Review of Your Teacher Said What?!

 

2 of 5 Stars. Yesterday I finished Your Teacher Said What?!: Defending Our Kids from the Liberal Assault on Capitalism by Joe Kernen and his daughter, Blake. I was excited for this book. Having read a book by Steven Landsburg called Fair Play, I was interested in another version.  Fair Play is a book focused around the crazy things that his kids learn in schools (I probably learned it too) and how he dealt with it.

This is what I assumed when I read the title and description for Your Teacher Said What?! Unfortunately this is not the case and Kernen does not have the unique contrarian mind of Landsburg.  While every once in a great while teachers or education are brought up (especially during the chapter on unions), the focus was on the liberal influences everywhere in life. Hollywood and the media were particularly lambasted. This was all good and dandy, but really gave me very few insights into new concepts or points. If someone is unaware of the pervasiveness of liberalism in such areas, this book might be beneficial. (Un)fortunately, I see liberalism everywhere (even overreact at times).

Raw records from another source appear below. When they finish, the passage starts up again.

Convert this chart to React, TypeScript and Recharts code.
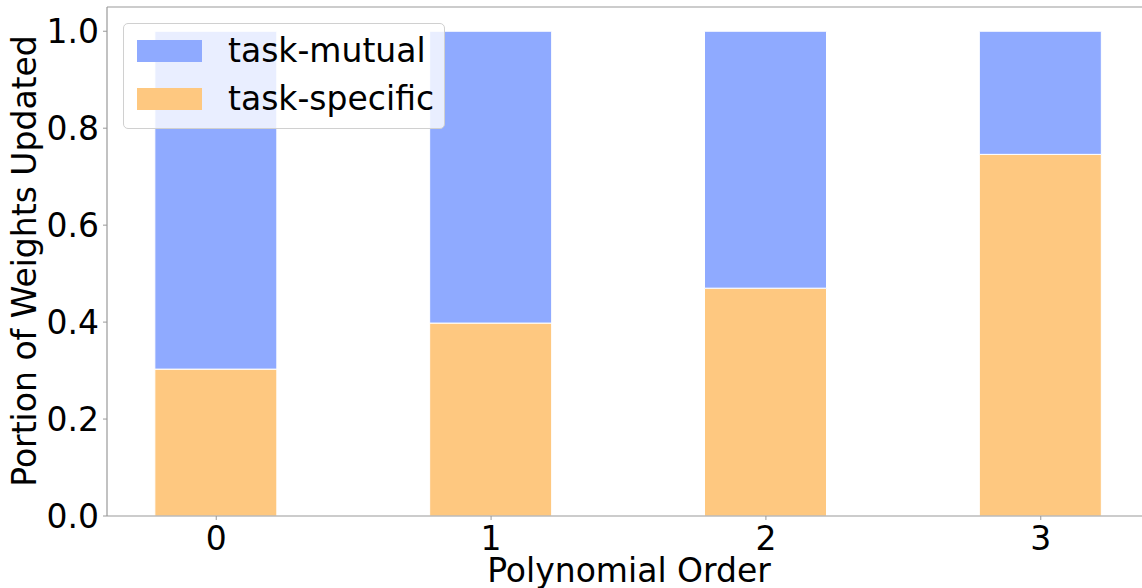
import { Bar, BarChart, Label, ReferenceLine, XAxis, YAxis } from "recharts";

// Values
const orders = [0, 1, 2, 3];
const taskSpecific = [0.303, 0.398, 0.47, 0.746];
const taskMutual = taskSpecific.map((v) => 1 - v);
const yTicks = [0, 0.2, 0.4, 0.6, 0.8, 1.0];

const COLORS = {
  mutual: "#8faaff",
  specific: "#fec880",
  axis: "#999999",
};

const FONT = "'DejaVu Sans', sans-serif";
const FS = 33;

const data = orders.map((order, i) => ({
  order,
  specific: taskSpecific[i],
  mutual: taskMutual[i],
}));

const legendItems = [
  { name: "task-mutual", color: COLORS.mutual },
  { name: "task-specific", color: COLORS.specific },
];

function ChartLegend() {
  return (
    <div
      style={{
        position: "absolute",
        left: 123,
        top: 23,
        width: 320,
        height: 104,
        border: "1px solid #d0d0d0",
        borderRadius: 5,
        background: "rgba(255,255,255,0.8)",
        fontFamily: FONT,
        fontSize: FS,
        color: "#000",
      }}
    >
      {legendItems.map((item, i) => (
        <div
          key={item.name}
          style={{
            position: "absolute",
            left: 0,
            top: 7 + i * 48,
            height: 40,
            display: "flex",
            alignItems: "center",
            whiteSpace: "nowrap",
          }}
        >
          <span
            style={{
              display: "inline-block",
              marginLeft: 13,
              width: 65,
              height: 22,
              background: item.color,
            }}
          />
          <span style={{ marginLeft: 26, lineHeight: "40px" }}>{item.name}</span>
        </div>
      ))}
    </div>
  );
}

export default function App() {
  return (
    <div
      style={{
        position: "absolute",
        left: 0,
        top: 0,
        width: 1142,
        height: 588,
        overflow: "hidden",
        background: "#fff",
      }}
    >
      <BarChart
        width={1150}
        height={588}
        data={data}
        margin={{ top: 7, right: 0, left: 0, bottom: 0 }}
      >
        <XAxis
          dataKey="order"
          type="number"
          domain={[-0.3975, 3.3975]}
          ticks={orders}
          allowDataOverflow
          height={72}
          tickSize={4}
          tickMargin={7}
          stroke={COLORS.axis}
          tick={{ fill: "#000", fontSize: FS, fontFamily: FONT }}
          axisLine={{ stroke: COLORS.axis, strokeWidth: 1.2 }}
          tickLine={{ stroke: COLORS.axis }}
        >
          <Label
            content={() => (
              <text
                x={629}
                y={582}
                textAnchor="middle"
                fontSize={FS}
                fontFamily={FONT}
                fill="#000"
              >
                Polynomial Order
              </text>
            )}
          />
        </XAxis>
        <YAxis
          type="number"
          domain={[0, 1.05]}
          ticks={yTicks}
          width={107}
          tickSize={4}
          tickMargin={4}
          tickFormatter={(v) => v.toFixed(1)}
          stroke={COLORS.axis}
          tick={{ fill: "#000", fontSize: FS, fontFamily: FONT }}
          axisLine={{ stroke: COLORS.axis, strokeWidth: 1.2 }}
          tickLine={{ stroke: COLORS.axis }}
        >
          <Label
            content={() => (
              <text
                x={36}
                y={261}
                transform="rotate(-90 36 261)"
                textAnchor="middle"
                fontSize={FS}
                fontFamily={FONT}
                fill="#000"
              >
                Portion of Weights Updated
              </text>
            )}
          />
        </YAxis>
        <ReferenceLine y={1.05} stroke={COLORS.axis} strokeWidth={1.2} />
        <Bar
          dataKey="specific"
          name="task-specific"
          stackId="a"
          barSize={122}
          fill={COLORS.specific}
          stroke="#ffffff"
          strokeWidth={1}
          isAnimationActive={false}
        />
        <Bar
          dataKey="mutual"
          name="task-mutual"
          stackId="a"
          barSize={122}
          fill={COLORS.mutual}
          stroke="#ffffff"
          strokeWidth={1}
          isAnimationActive={false}
        />
      </BarChart>
      <ChartLegend />
    </div>
  );
}
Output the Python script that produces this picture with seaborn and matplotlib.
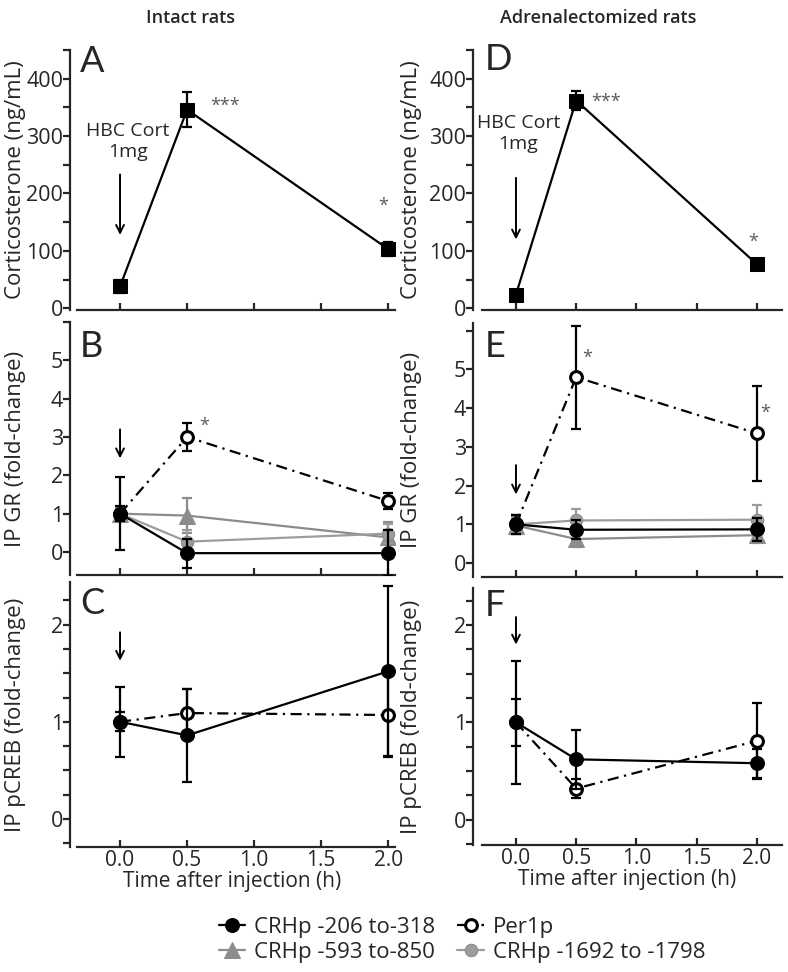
import matplotlib
matplotlib.use('Agg')
import matplotlib.pyplot as plt
import seaborn as sns
from matplotlib.ticker import MultipleLocator

# time points (h)
times = [0.0, 0.5, 2.0]

# corticosterone (ng/mL)
cort_intact = [38, 346, 103]
cort_intact_err = [12, 30, 12]
cort_adx = [24, 362, 77]
cort_adx_err = [6, 17, 8]

# IP GR fold-change
gr_intact_206 = [1.0, -0.03, -0.03]
gr_intact_206_err = [0.95, 0.38, 0.6]
gr_intact_per1 = [1.0, 3.0, 1.33]
gr_intact_per1_err = [0.2, 0.37, 0.2]
gr_intact_593 = [1.0, 0.95, 0.38]
gr_intact_593_err = [0.15, 0.45, 0.4]
gr_intact_1692 = [1.0, 0.27, 0.48]
gr_intact_1692_err = [0.1, 0.3, 0.25]

gr_adx_206 = [1.0, 0.86, 0.87]
gr_adx_206_err = [0.25, 0.25, 0.3]
gr_adx_per1 = [1.0, 4.8, 3.35]
gr_adx_per1_err = [0.25, 1.33, 1.23]
gr_adx_593 = [0.97, 0.62, 0.72]
gr_adx_593_err = [0.2, 0.2, 0.2]
gr_adx_1692 = [1.0, 1.1, 1.12]
gr_adx_1692_err = [0.2, 0.3, 0.38]

# IP pCREB fold-change
creb_intact_206 = [1.0, 0.86, 1.52]
creb_intact_206_err = [0.36, 0.48, 0.88]
creb_intact_per1 = [1.0, 1.09, 1.07]
creb_intact_per1_err = [0.1, 0.25, 0.42]
creb_adx_206 = [1.0, 0.62, 0.58]
creb_adx_206_err = [0.63, 0.3, 0.15]
creb_adx_per1 = [1.0, 0.32, 0.81]
creb_adx_per1_err = [0.24, 0.1, 0.39]

lab_206 = 'CRHp -206 to-318'
lab_per1 = 'Per1p'
lab_593 = 'CRHp -593 to-850'
lab_1692 = 'CRHp -1692 to -1798'

DASHDOT = (0, (5, 2.5, 1, 2.5))
styles = {
    lab_206: dict(color='black', marker='o', markersize=10, markerfacecolor='black',
                  markeredgecolor='black', linestyle='-', zorder=5),
    lab_per1: dict(color='black', marker='o', markersize=8.5, markerfacecolor='white',
                   markeredgecolor='black', markeredgewidth=2.2, linestyle=DASHDOT, zorder=4),
    lab_593: dict(color='#8c8c8c', marker='^', markersize=11, markerfacecolor='#8c8c8c',
                  markeredgecolor='#8c8c8c', linestyle='-', zorder=2),
    lab_1692: dict(color='#9c9c9c', marker='o', markersize=9, markerfacecolor='#9c9c9c',
                   markeredgecolor='#8a8a8a', linestyle='-', zorder=3),
}

sns.set_style('ticks')
plt.rcParams['font.family'] = ['Open Sans', 'DejaVu Sans']
plt.rcParams['axes.linewidth'] = 1.6

fig = plt.figure(figsize=(7.88, 9.72), dpi=100)
W, H = 788.0, 972.0


def px_axes(x0, x1, top, bottom):
    return fig.add_axes([x0 / W, 1 - bottom / H, (x1 - x0) / W, (bottom - top) / H])


axA = px_axes(70, 395, 50, 310)
axB = px_axes(70, 395, 322, 575)
axC = px_axes(70, 395, 582, 847)
axD = px_axes(473, 782, 50, 310)
axE = px_axes(473, 782, 323, 577)
axF = px_axes(473, 782, 588, 845)


def draw(ax, y, err, label, ecolor=None):
    st = dict(styles[label])
    z = st.pop('zorder')
    sns.lineplot(x=times, y=y, ax=ax, label=label, linewidth=1.6, zorder=z,
                 legend=False, **st)
    ax.errorbar(times, y, yerr=err, fmt='none', ecolor=ecolor or st['color'],
                elinewidth=1.6, capsize=3.5, capthick=1.6, zorder=z - 0.5)


# corticosterone panels
for ax, y, err in [(axA, cort_intact, cort_intact_err), (axD, cort_adx, cort_adx_err)]:
    sns.lineplot(x=times, y=y, ax=ax, color='black', marker='s', markersize=10,
                 markeredgecolor='black', linewidth=1.6, legend=False, zorder=5)
    ax.errorbar(times, y, yerr=err, fmt='none', ecolor='black', elinewidth=1.6,
                capsize=3.5, capthick=1.6, zorder=4)
    ax.set_ylim(-3, 450)
    ax.yaxis.set_major_locator(MultipleLocator(100))
    ax.yaxis.set_minor_locator(MultipleLocator(50))
    ax.set_ylabel('Corticosterone (ng/mL)', fontsize=16)

# GR panels
draw(axB, gr_intact_593, gr_intact_593_err, lab_593)
draw(axB, gr_intact_1692, gr_intact_1692_err, lab_1692)
draw(axB, gr_intact_per1, gr_intact_per1_err, lab_per1)
draw(axB, gr_intact_206, gr_intact_206_err, lab_206)
draw(axE, gr_adx_593, gr_adx_593_err, lab_593)
draw(axE, gr_adx_1692, gr_adx_1692_err, lab_1692)
draw(axE, gr_adx_per1, gr_adx_per1_err, lab_per1)
draw(axE, gr_adx_206, gr_adx_206_err, lab_206)
axB.set_ylim(-0.6, 6.0)
axE.set_ylim(-0.36, 6.2)
for ax in (axB, axE):
    ax.set_yticks(range(7))
    ax.set_yticklabels(['0', '1', '2', '3', '4', '5', ''])
    ax.set_ylabel('IP GR (fold-change)', fontsize=16)

# pCREB panels
draw(axC, creb_intact_per1, creb_intact_per1_err, lab_per1)
draw(axC, creb_intact_206, creb_intact_206_err, lab_206)
draw(axF, creb_adx_per1, creb_adx_per1_err, lab_per1)
draw(axF, creb_adx_206, creb_adx_206_err, lab_206)
axC.set_ylim(-0.29, 2.44)
axF.set_ylim(-0.26, 2.38)
for ax in (axC, axF):
    ax.yaxis.set_major_locator(MultipleLocator(1))
    ax.yaxis.set_minor_locator(MultipleLocator(0.25))
    ax.set_ylabel('IP pCREB (fold-change)', fontsize=16)
    ax.set_xlabel('Time after injection (h)', fontsize=15, labelpad=0)

# shared formatting
for ax, xl, spine_start, lab_x in [(axA, (-0.373, 2.05), -0.32, -0.135),
                                   (axB, (-0.373, 2.05), -0.32, -0.135),
                                   (axC, (-0.373, 2.05), -0.32, -0.135),
                                   (axD, (-0.357, 2.21), -0.28, -0.165),
                                   (axE, (-0.357, 2.21), -0.28, -0.165),
                                   (axF, (-0.357, 2.21), -0.28, -0.165)]:
    sns.despine(ax=ax)
    ax.set_xlim(*xl)
    ax.spines['bottom'].set_bounds(spine_start, xl[1])
    ax.set_xticks([0, 0.5, 1.0, 1.5, 2.0])
    if ax in (axC, axF):
        ax.set_xticklabels(['0.0', '0.5', '1.0', '1.5', '2.0'])
    else:
        ax.set_xticklabels([])
        ax.set_xlabel('')
    ax.tick_params(axis='x', direction='in', length=5, width=1.6, labelsize=15, pad=2)
    ax.tick_params(axis='y', which='both', direction='out', length=5, width=1.6,
                   labelsize=15.5, pad=0)
    ax.yaxis.set_label_coords(lab_x, 0.5)
    ax.patch.set_alpha(0)

# injection arrows
arrow = dict(arrowstyle='->', color='black', lw=1.4, mutation_scale=14)
axA.annotate('', xy=(0, 123), xytext=(0, 238), arrowprops=arrow)
axD.annotate('', xy=(0, 115), xytext=(0, 232), arrowprops=arrow)
axB.annotate('', xy=(0, 2.37), xytext=(0, 3.27), arrowprops=arrow)
axE.annotate('', xy=(0, 1.7), xytext=(0, 2.6), arrowprops=arrow)
axC.annotate('', xy=(0, 1.6), xytext=(0, 1.95), arrowprops=arrow)
axF.annotate('', xy=(0, 1.77), xytext=(0, 2.11), arrowprops=arrow)

axA.text(0.06, 290, 'HBC Cort\n1mg', ha='center', va='center', fontsize=14,
         linespacing=1.2)
axD.text(0.02, 304, 'HBC Cort\n1mg', ha='center', va='center', fontsize=14,
         linespacing=1.2)

# significance marks
star = dict(fontsize=13, color='0.35', ha='center', va='center')
axA.text(0.78, 352, '***', **star)
axA.text(1.96, 178, '*', **star)
axD.text(0.75, 360, '***', **star)
axD.text(1.97, 115, '*', **star)
axB.text(0.63, 3.3, '*', **star)
axE.text(0.59, 5.3, '*', **star)
axE.text(2.07, 3.88, '*', **star)

# panel letters
for letter, x, y in [('A', 80, 45), ('B', 80, 330), ('C', 80, 587),
                     ('D', 485, 43), ('E', 485, 330), ('F', 485, 589)]:
    fig.text(x / W, 1 - y / H, letter, ha='left', va='top', fontsize=26,
             family=['Lato', 'DejaVu Sans'])

fig.text(191 / W, 1 - 18 / H, 'Intact rats', ha='center', va='center', fontsize=13,
         fontweight='semibold')
fig.text(598 / W, 1 - 18 / H, 'Adrenalectomized rats', ha='center', va='center',
         fontsize=13, fontweight='semibold')

handles, labels = axB.get_legend_handles_labels()
hmap = dict(zip(labels, handles))
order = [lab_206, lab_593, lab_per1, lab_1692]
fig.legend([hmap[k] for k in order], order, ncol=2, loc='center',
           bbox_to_anchor=(462 / W, 1 - 940 / H), frameon=False, fontsize=16,
           handlelength=1.2, handletextpad=0.4, columnspacing=1.0, labelspacing=0.2)

fig.savefig('out.png', dpi=100)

Some chapters were dreadful. After a short introduction, the next chapter is basically a dictionary of terms that came up when teaching his daughter. Very few provide new information to even the basic follower of the news. Good for his daughter, yeah; most adults, rarely. The final chapter on the difference between the Wall Street Journal and New York Times is equally slow. This chapter is used to highlight some important issues (cap-and-trade as one example) but turns into just a long back and forth between the two newspapers. If you don’t know the NYT is liberal and WSJ is conservative, you haven’t read either and probably aren’t going to read this book.

If you’re raising a kid with worries about the liberal bias in certain parts of life, read it. If you want to learn basic conservative ideology, it might help but there are better books such as Liberty and Tyranny: A Conservative Manifesto by Mark Levin. If neither of these apply, read something else.